In this book, #5 of the series, we have already met Father O’Malley, a baseball fan from Boston, originally sent to the mission at the Wind River Reservation to help him recover from his alcoholism and now committed to the place and the people around him. We also know about Vicky, an Arapaho woman who left a disastrous marriage and moved off the reservation to study and practice law. And we know there’s a star-crossed attraction between the two of them.
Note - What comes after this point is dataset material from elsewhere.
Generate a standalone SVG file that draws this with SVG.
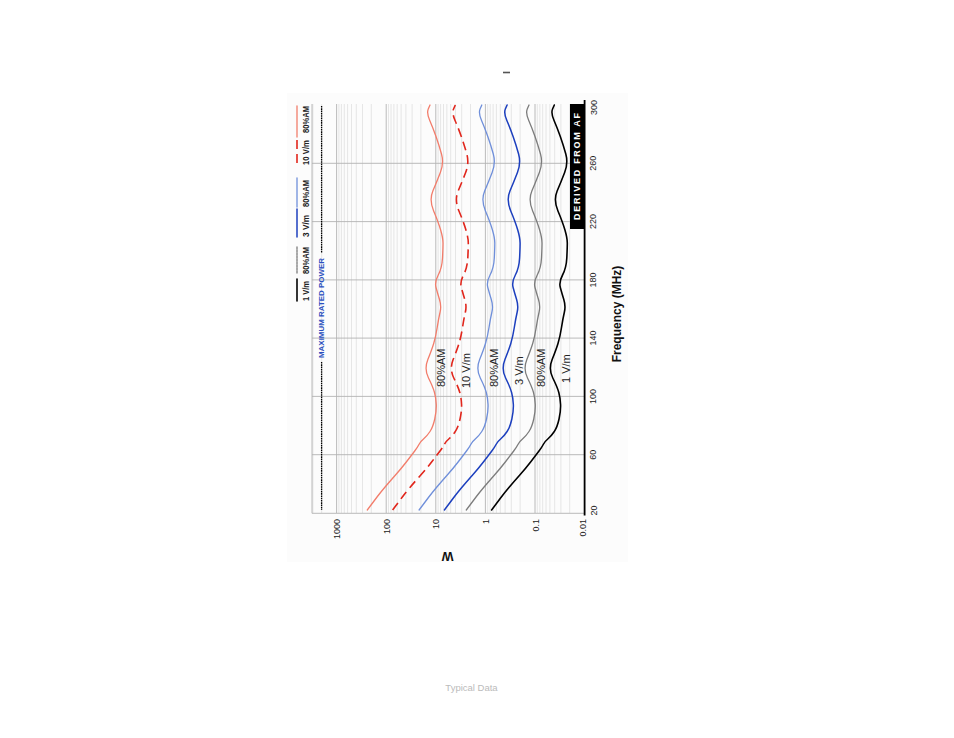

I agree with other reviewers who say this is the best of the first five books in the series. The well-established characters and relationships are deepened. The interweaving plots of

  • a woman trying to find her birth parents (the “lost bird” of the title),
  • an aging priest returning to the res to try to make amends and getting killed for his efforts, and
  • the pollution of the groundwater causing a series of infant funerals thirty-five years earlier,

all come together in a brilliant way.

If you find you like the series, there are twenty entries in all. And if, like me, you find your appetite whetted for a mystery involving Native people that’s actually written by a Native author, join me in reading Blood Sisters by Vanessa Lillie this fall!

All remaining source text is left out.